YOUR INSTRUCTIONS
Your task is to copy the lines between the line containing "Output the Python" and the line containing "plt.rcParams['font.family'] = ['Liberation", counting both of those lines, and to emit nothing more.

DATASET EXCERPTS
_ _ _ _ _ _ _
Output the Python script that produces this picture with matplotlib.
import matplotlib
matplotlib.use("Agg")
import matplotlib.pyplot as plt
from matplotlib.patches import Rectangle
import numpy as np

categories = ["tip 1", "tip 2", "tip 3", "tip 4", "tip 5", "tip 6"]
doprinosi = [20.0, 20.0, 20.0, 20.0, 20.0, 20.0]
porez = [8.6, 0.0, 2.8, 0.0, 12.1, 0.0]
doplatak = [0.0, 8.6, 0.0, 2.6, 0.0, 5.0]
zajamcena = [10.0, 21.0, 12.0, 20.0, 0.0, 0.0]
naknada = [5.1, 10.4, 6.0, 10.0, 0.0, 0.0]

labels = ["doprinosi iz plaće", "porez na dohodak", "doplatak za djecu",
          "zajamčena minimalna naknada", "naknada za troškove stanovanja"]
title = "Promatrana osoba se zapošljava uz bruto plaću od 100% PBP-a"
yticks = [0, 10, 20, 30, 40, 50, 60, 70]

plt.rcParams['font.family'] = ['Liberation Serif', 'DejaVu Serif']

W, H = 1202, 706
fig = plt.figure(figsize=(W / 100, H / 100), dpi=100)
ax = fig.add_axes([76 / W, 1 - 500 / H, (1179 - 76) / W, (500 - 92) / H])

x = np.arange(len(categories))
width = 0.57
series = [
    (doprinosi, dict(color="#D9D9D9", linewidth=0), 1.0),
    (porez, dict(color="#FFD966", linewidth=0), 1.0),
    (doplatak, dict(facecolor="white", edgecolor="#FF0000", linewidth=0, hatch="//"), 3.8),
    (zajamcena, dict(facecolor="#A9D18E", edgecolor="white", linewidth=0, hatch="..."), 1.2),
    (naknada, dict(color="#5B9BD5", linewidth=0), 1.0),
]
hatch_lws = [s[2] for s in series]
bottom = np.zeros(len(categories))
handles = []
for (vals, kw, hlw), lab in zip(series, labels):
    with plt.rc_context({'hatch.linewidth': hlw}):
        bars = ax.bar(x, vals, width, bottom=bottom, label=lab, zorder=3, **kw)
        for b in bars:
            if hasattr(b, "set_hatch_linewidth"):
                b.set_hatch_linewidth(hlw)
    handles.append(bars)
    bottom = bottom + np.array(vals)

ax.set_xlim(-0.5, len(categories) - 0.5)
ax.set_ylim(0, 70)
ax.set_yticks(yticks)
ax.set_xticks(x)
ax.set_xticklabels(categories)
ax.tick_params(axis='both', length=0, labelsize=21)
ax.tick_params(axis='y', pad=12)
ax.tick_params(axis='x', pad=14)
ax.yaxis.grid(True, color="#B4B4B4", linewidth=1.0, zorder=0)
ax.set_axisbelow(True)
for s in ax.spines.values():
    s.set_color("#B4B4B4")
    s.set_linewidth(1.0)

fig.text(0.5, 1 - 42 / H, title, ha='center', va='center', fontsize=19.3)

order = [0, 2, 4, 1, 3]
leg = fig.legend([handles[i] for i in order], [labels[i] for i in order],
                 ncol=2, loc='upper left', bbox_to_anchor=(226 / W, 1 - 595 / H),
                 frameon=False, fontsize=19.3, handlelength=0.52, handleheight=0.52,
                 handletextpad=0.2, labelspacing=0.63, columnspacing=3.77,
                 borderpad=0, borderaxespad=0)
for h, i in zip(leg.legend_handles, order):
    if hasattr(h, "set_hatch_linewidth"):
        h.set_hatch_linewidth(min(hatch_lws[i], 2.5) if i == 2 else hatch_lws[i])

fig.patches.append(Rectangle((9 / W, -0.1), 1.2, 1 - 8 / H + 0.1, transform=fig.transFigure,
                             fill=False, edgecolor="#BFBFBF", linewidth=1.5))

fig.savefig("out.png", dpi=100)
_ _ _ _ _ _ _
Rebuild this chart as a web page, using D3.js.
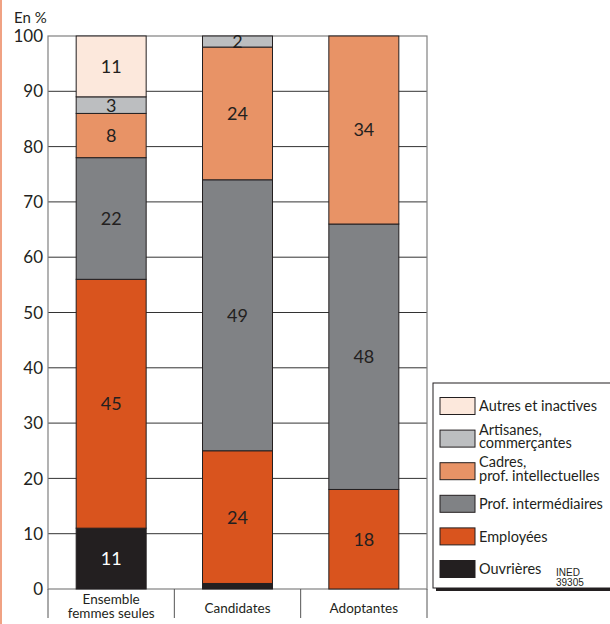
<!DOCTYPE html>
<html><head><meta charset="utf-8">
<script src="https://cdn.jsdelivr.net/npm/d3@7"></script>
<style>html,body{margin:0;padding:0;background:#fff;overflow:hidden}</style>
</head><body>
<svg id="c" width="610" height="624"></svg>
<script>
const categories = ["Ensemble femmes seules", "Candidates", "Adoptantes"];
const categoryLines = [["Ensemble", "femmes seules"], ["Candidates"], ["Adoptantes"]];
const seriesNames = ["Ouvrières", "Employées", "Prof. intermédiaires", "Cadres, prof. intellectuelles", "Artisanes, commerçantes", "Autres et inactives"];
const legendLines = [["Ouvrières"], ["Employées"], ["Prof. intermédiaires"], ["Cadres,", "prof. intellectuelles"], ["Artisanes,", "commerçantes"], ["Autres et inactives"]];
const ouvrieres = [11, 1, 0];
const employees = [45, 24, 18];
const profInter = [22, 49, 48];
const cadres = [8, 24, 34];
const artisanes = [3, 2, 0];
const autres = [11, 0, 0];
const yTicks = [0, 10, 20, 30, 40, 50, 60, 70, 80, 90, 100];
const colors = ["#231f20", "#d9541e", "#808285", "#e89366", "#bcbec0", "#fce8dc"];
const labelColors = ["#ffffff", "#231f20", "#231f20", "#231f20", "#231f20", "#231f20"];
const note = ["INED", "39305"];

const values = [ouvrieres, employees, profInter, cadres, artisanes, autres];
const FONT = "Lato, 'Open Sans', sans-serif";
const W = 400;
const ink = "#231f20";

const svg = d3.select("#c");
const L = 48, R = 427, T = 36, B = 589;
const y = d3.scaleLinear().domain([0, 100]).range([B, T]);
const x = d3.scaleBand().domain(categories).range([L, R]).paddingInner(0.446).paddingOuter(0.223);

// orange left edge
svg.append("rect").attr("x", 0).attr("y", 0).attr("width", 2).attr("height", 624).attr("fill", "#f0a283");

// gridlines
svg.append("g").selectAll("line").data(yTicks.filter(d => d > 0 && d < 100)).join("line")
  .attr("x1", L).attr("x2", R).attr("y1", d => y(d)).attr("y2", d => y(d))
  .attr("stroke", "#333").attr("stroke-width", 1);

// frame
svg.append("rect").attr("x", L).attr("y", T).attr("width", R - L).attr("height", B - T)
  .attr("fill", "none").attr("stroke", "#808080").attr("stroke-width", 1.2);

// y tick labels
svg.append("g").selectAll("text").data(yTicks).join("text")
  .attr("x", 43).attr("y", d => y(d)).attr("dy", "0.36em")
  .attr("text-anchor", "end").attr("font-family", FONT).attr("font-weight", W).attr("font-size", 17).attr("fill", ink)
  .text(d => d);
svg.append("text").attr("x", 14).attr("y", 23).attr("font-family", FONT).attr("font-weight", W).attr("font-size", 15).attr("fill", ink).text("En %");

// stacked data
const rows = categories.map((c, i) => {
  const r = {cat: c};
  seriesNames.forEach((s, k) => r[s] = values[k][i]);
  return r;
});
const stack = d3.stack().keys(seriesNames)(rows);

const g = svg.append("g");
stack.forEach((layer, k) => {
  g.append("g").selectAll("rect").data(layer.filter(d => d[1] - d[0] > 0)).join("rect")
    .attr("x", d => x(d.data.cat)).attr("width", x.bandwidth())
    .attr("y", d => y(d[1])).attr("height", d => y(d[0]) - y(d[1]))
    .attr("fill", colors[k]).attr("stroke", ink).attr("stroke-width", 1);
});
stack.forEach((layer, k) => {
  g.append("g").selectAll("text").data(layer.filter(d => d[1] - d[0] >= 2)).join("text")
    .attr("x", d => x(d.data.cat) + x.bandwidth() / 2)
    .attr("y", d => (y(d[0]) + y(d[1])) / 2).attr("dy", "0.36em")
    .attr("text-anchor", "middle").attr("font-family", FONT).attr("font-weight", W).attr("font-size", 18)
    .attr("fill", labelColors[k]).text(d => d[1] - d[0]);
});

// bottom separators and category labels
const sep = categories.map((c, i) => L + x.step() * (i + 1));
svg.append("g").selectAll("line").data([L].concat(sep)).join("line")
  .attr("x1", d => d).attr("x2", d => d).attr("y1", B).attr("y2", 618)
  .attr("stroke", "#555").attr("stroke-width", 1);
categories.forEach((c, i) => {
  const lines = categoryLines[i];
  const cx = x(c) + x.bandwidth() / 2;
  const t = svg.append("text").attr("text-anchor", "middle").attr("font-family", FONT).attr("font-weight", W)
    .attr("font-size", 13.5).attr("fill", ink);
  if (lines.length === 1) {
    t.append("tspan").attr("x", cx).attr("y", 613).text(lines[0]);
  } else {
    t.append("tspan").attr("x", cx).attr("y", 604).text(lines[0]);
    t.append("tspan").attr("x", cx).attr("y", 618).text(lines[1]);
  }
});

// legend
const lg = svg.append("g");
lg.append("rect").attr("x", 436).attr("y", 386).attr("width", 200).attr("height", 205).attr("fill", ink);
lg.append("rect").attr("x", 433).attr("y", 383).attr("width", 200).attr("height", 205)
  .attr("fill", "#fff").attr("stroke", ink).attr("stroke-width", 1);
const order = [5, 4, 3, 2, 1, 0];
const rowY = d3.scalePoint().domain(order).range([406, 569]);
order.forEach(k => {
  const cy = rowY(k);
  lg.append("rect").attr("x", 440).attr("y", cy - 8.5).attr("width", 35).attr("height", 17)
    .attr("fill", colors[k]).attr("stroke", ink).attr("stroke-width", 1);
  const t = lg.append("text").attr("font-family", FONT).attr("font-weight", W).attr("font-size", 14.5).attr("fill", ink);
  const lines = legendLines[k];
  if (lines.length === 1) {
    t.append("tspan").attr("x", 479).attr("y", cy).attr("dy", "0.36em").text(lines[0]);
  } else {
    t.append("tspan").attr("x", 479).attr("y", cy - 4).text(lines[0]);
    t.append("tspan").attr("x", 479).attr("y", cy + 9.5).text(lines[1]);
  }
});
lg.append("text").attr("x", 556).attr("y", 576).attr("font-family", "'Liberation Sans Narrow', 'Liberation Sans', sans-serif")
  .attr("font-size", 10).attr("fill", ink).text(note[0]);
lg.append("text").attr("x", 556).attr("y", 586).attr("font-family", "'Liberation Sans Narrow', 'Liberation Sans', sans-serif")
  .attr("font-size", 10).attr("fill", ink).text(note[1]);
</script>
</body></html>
_ _ _ _ _ _ _
TASK ANSWER
Output the Python script that produces this picture with matplotlib.
import matplotlib
matplotlib.use("Agg")
import matplotlib.pyplot as plt
from matplotlib.patches import Rectangle
import numpy as np

categories = ["tip 1", "tip 2", "tip 3", "tip 4", "tip 5", "tip 6"]
doprinosi = [20.0, 20.0, 20.0, 20.0, 20.0, 20.0]
porez = [8.6, 0.0, 2.8, 0.0, 12.1, 0.0]
doplatak = [0.0, 8.6, 0.0, 2.6, 0.0, 5.0]
zajamcena = [10.0, 21.0, 12.0, 20.0, 0.0, 0.0]
naknada = [5.1, 10.4, 6.0, 10.0, 0.0, 0.0]

labels = ["doprinosi iz plaće", "porez na dohodak", "doplatak za djecu",
          "zajamčena minimalna naknada", "naknada za troškove stanovanja"]
title = "Promatrana osoba se zapošljava uz bruto plaću od 100% PBP-a"
yticks = [0, 10, 20, 30, 40, 50, 60, 70]

plt.rcParams['font.family'] = ['Liberation Serif', 'DejaVu Serif']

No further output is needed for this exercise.